Unit Testing, Code Coverage ans Non-Regression Tests

Because we should do all of that, period. Special Libretro cores may have to be crafted for testing, but we should use already existing ones as much as possible to avoid accidentally writing ones not following precisely Libretro's semantic and working only in retro-gtk.

Core Integration Tests and Non-Regression Tests

It would be really useful for retro-gtk to distribute a Libretro core integration testing tool. Games would no doubt benefit from it as we already encountered regressions in Libretro cores we ship with its Flatpak version, which is particularly bad when it causes your user's saves to be lost.

Conclusion

This article concludes the mini-series about retro-gtk. I hope this library to become the best way to build a GTK+ based Libretro frontend, and if all of these features get implemented I am sure it will be! 😊

Commentaires

  1. About guaranteeing API stability in a library, I have this advice: it's important to be able to do refactorings later, the APIs developed now are maybe not convenient 5 years later. Don't hesitate to bump the major/API version, making the new version parallel-installable with the previous major versions (like GTK+ 3 and GTK+ 4), to do refactorings and improving the API. I think it's important to have clean code.

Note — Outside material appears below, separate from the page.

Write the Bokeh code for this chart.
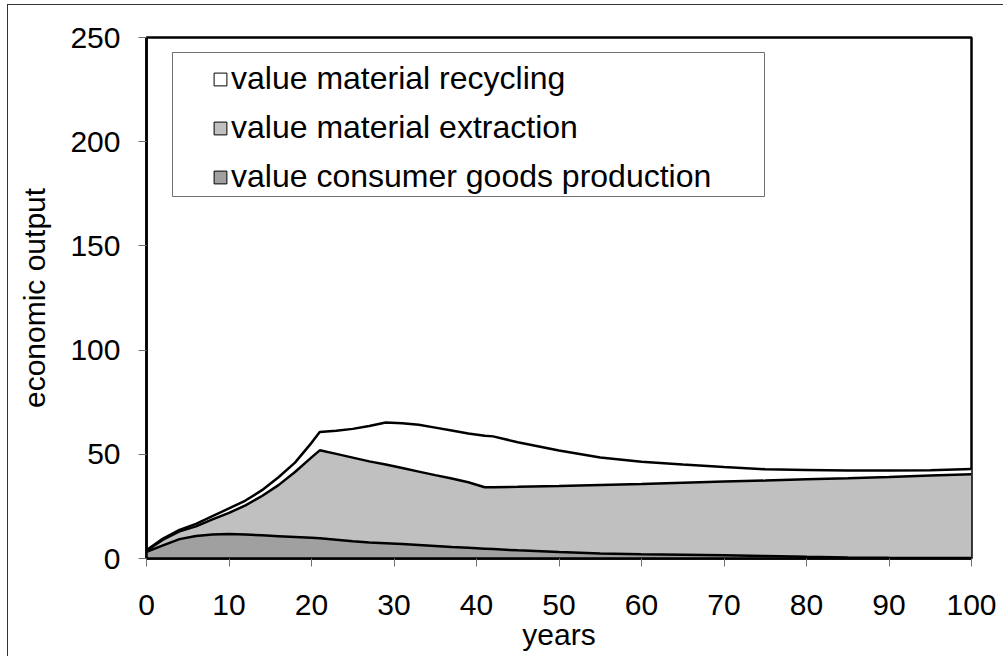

    I think that a lot of library developers don't want to change the API once it's declared stable, so after a decade like this, applications still need to use horrible APIs, and as a result there can be more bugs since the code in the application is less clear, etc.

    See the section “Iterative API design and stability guarantees” in the Tepl intro:
    https://developer.gnome.org/tepl/unstable/intro.html

    Developing Tepl this way is like a new freedom for me. And apps using older versions of Tepl still work fine.